The final segment of Spirits of the Dead is the most challenging and, on the surface, the least horrific of all three. However, I believe it would be the one to most appeal to Poe's wicked sensibilities. Terrence Stamp plays the titular character Toby Dammit, a British Shakespearean actor fallen on hard times due to his love affair with the bottle. In exchange for a Ferrari, he agrees to go to Italy to appear in a Western based on the return of Jesus Christ. Enduring a strange awards ceremony, Toby continues to have visions of a devilish child who he helped get back her white ball. Veering deeper into alcoholic paranoia and genuine insanity, Toby makes off with his prized car and drives with wild abandon straight into his undoing.

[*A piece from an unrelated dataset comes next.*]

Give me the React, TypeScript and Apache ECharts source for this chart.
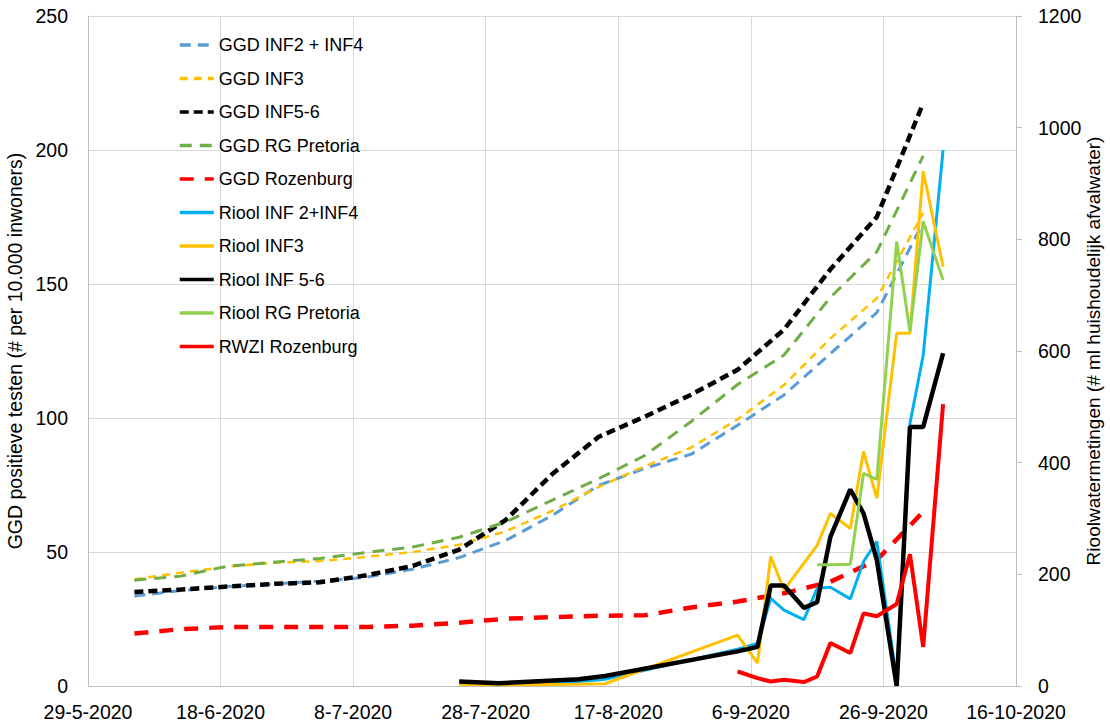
import React, { useEffect, useRef } from "react";
import * as echarts from "echarts";

// ---- data ----
const START = "2020-05-29";
const xTickDays = [0, 20, 40, 60, 80, 100, 120, 140];

const ggdDates = [
  "2020-06-05", "2020-06-12", "2020-06-19", "2020-06-26", "2020-07-03", "2020-07-10",
  "2020-07-17", "2020-07-24", "2020-07-31", "2020-08-07", "2020-08-14", "2020-08-21",
  "2020-08-28", "2020-09-04", "2020-09-11", "2020-09-18", "2020-09-25", "2020-10-02",
];
const ggdInf24 = [33.6, 35.6, 37.1, 38.1, 39.1, 40.6, 43.6, 47.9, 54.3, 63.6, 74.8, 81.2, 86.5, 97.3, 108.6, 124, 139.3, 173];
const ggdInf3 = [39.8, 42.3, 44.5, 46, 46.6, 48.2, 50, 52.7, 57.7, 65.3, 74.2, 82, 89, 99.5, 112.3, 129.7, 144.7, 176.5];
const ggdInf56 = [35.1, 36, 37.1, 38.1, 38.7, 41.3, 44.8, 50.9, 61.9, 79, 92.9, 100.5, 108.7, 118, 133, 155.5, 175, 217.5];
const ggdPretoria = [39.5, 41, 44.7, 46.2, 47.6, 49.8, 51.9, 55.5, 61.2, 69.3, 77.3, 86, 98.7, 112.5, 123.5, 145, 162, 197.8];
const ggdRozenburg = [19.6, 21.2, 22, 22, 22, 22, 22.5, 23.6, 25.1, 25.7, 26.2, 26.4, 29.3, 31.5, 34.6, 38.9, 47, 65];

const rioolDates = [
  "2020-07-24", "2020-07-30", "2020-08-11", "2020-08-15", "2020-09-04", "2020-09-07",
  "2020-09-09", "2020-09-11", "2020-09-14", "2020-09-16", "2020-09-18", "2020-09-21",
  "2020-09-23", "2020-09-25", "2020-09-28", "2020-09-30", "2020-10-02", "2020-10-05",
];
const rioolInf24 = [4, 2, 8, 12, 66, 76, 157, 136, 119, 175, 177, 156, 223, 259, 12, 470, 592, 960];
const rioolInf3 = [3, 2, 3, 4, 91, 41, 232, 172, null, 252, 309, 282, 420, 336, 632, 632, 922, 751];
const rioolInf56 = [8, 5, 12, 18, 62, 70, 180, 180, 140, 150, 267, 352, 309, 226, 0, 464, 464, 596];
const rioolPretoria = [null, null, null, null, null, null, null, null, null, 217, 217, 218, 381, 370, 796, 635, 832, 727];
const rwziRozenburg = [null, null, null, null, 26, 14, 8, 11, 7, 17, 77, 59, 130, 125, 147, 236, 70, 505];

const DAY = 86400000;
const toDay = (s: string) => Math.round((Date.parse(s) - Date.parse(START)) / DAY);
const dayLabel = (d: number) => {
  const t = new Date(Date.parse(START) + d * DAY);
  return `${t.getUTCDate()}-${t.getUTCMonth() + 1}-${t.getUTCFullYear()}`;
};
const pairs = (dates: string[], vals: (number | null)[]) =>
  dates.map((d, i) => [toDay(d), vals[i]]).filter((p) => p[1] !== null);

const FONT = "Liberation Sans";

export default function App() {
  const ref = useRef<HTMLDivElement>(null);
  useEffect(() => {
    if (!ref.current) return;
    const chart = echarts.init(ref.current, undefined, { renderer: "svg" });
    const dashed = (name: string, vals: number[], color: string, width: number, dash: number[]) => ({
      name,
      type: "line",
      yAxisIndex: 0,
      data: pairs(ggdDates, vals),
      symbol: "none",
      showSymbol: false,
      lineStyle: { color, width, type: dash },
      itemStyle: { color },
    });
    const solid = (name: string, dates: string[], vals: (number | null)[], color: string, width: number) => ({
      name,
      type: "line",
      yAxisIndex: 1,
      data: pairs(dates, vals),
      symbol: "none",
      showSymbol: false,
      lineStyle: { color, width, type: "solid" },
      itemStyle: { color },
    });
    chart.setOption({
      animation: false,
      backgroundColor: "#ffffff",
      textStyle: { fontFamily: FONT },
      grid: { left: 88, right: 94, top: 16, bottom: 40, containLabel: false, outerBoundsMode: "none" },
      legend: {
        orient: "vertical",
        left: 173,
        top: 31,
        itemWidth: 34,
        itemHeight: 14,
        itemGap: 15.5,
        itemStyle: { opacity: 0 },
        lineStyle: { width: 3.5 },
        textStyle: { fontSize: 18, color: "#000", fontFamily: FONT },
        data: [
          "GGD INF2 + INF4", "GGD INF3", "GGD INF5-6", "GGD RG Pretoria", "GGD Rozenburg",
          "Riool INF 2+INF4", "Riool INF3", "Riool INF 5-6", "Riool RG Pretoria", "RWZI Rozenburg",
        ],
      },
      xAxis: {
        type: "value",
        min: xTickDays[0],
        max: xTickDays[xTickDays.length - 1],
        interval: 20,
        axisLine: { show: true, lineStyle: { color: "#BFBFBF", width: 1 } },
        axisTick: { show: false },
        splitLine: { show: true, lineStyle: { color: "#D9D9D9", width: 1 } },
        axisLabel: { formatter: (v: number) => dayLabel(v), fontSize: 19.5, color: "#000", margin: 16, fontFamily: FONT },
      },
      yAxis: [
        {
          type: "value",
          min: 0,
          max: 250,
          interval: 50,
          name: "GGD positieve testen (# per 10.000 inwoners)",
          nameLocation: "middle",
          nameGap: 61,
          nameTextStyle: { fontSize: 19.5, color: "#000", fontFamily: FONT },
          axisLine: { show: true, lineStyle: { color: "#BFBFBF" } },
          axisTick: { show: false },
          splitLine: { show: true, lineStyle: { color: "#D9D9D9", width: 1 } },
          axisLabel: { fontSize: 19.5, color: "#000", margin: 20, fontFamily: FONT },
        },
        {
          type: "value",
          min: 0,
          max: 1200,
          interval: 200,
          position: "right",
          name: "Rioolwatermetingen (# ml huishoudelijk afvalwater)",
          nameLocation: "middle",
          nameGap: 68,
          nameMoveOverlap: false,
          nameRotate: 90,
          nameTextStyle: { fontSize: 19, color: "#000", fontFamily: FONT },
          axisLine: { show: true, lineStyle: { color: "#BFBFBF" } },
          axisTick: { show: true, length: 6, lineStyle: { color: "#BFBFBF" } },
          splitLine: { show: false },
          axisLabel: { fontSize: 19.5, color: "#000", margin: 22, fontFamily: FONT, formatter: (v: number) => String(v) },
        },
      ],
      series: [
        dashed("GGD INF2 + INF4", ggdInf24, "#5B9BD5", 3, [11, 7]),
        dashed("GGD INF3", ggdInf3, "#FFC000", 2.5, [8, 6]),
        dashed("GGD INF5-6", ggdInf56, "#000000", 4.5, [9, 5]),
        dashed("GGD RG Pretoria", ggdPretoria, "#70AD47", 3, [12, 8]),
        dashed("GGD Rozenburg", ggdRozenburg, "#FF0000", 4.5, [14, 11]),
        solid("Riool INF 2+INF4", rioolDates, rioolInf24, "#00B0F0", 3),
        solid("Riool INF3", rioolDates, rioolInf3, "#FFC000", 3),
        solid("Riool INF 5-6", rioolDates, rioolInf56, "#000000", 4.5),
        solid("Riool RG Pretoria", rioolDates, rioolPretoria, "#92D050", 3),
        solid("RWZI Rozenburg", rioolDates, rwziRozenburg, "#FF0000", 4),
      ],
    });
    return () => chart.dispose();
  }, []);
  return <div ref={ref} style={{ width: 1110, height: 726, position: "absolute", left: 0, top: 0 }} />;
}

Toby Dammit is the only of the three tales that didn't retain Poe's original title, but it is also the segment that departs most from the source material. Poe's tale, Never Bet The Devil Your Head, is a satirical screed against morality tales and transcendentalism and was first published in 1841 in Graham Magazine. However, in the hands of Federico Fellini, Poe's story is twisted into a tale of addiction, the falseness of the entertainment industry, and artist's internal battle with demons. So in other words, the same sort of ground that the director looked at in 8 1/2 and throughout his career. The whole segment is a fevered dream, and it floats effortlessly between the absurd (Toby having his picture taken with his blond, lanky, pale stunt double who proudly states that he also doubled Tomas Milian.) to the intensely visual (Toby's wild ride, the disturbing visuals of the satanic, yet innocent, child.). In the end, Poe and Fellini come to the same conclusion in their stories, a person must have their wits about them or they are prone to lose their head. Where Poe's tale comes off like a wan joke, Fellini's film hits like a hard right. I should also mention that this is Stamp at his best, wild eyed and perfectly pitched.

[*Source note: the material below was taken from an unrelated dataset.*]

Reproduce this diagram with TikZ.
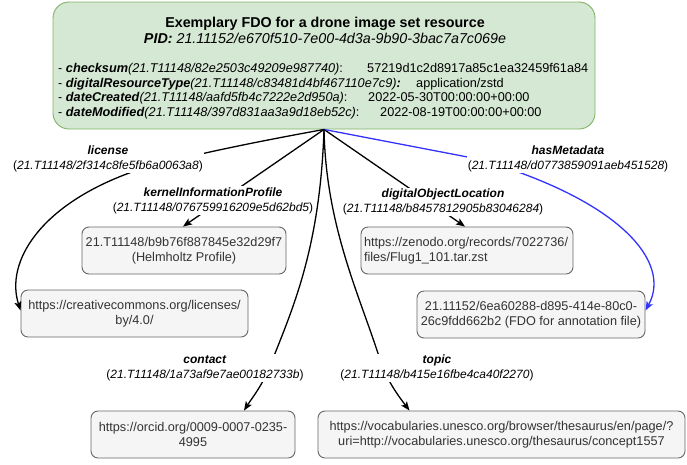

While all three segments have their charms, Fellini clearly outshone the other tales. Vadim's segment lack a visual element beyond the flat, matter-of-fact shots, and Malle crafted a decent tale though it lacked spirit. Fellini chose to take Poe's tale as a launching point and then catapult the story into cosmic, philosophical territory. It should come as no surprise that while the entire film is hard to find, the Fellini segment has been split off and restored, and, in recent years, it has been hailed as a lost classic. Taken as a whole, Spirits of the Dead succeeds in giving an alternative to the heavily Gothic, dark castle Poe films of Roger Corman. Instead, Spirits of the Dead weaves Poe's morbid sensibility into the fabric of modern life, in the case of Fellini's Toby Dammit, and into the well lit Romantic and Victorian settings of Vadim and Malle. While none of the three segments give a perfect portrait of the brooding Baltimorian's stories, taken as one, they rank among this writer's favorite cinematic translations of Edgar Allan's work.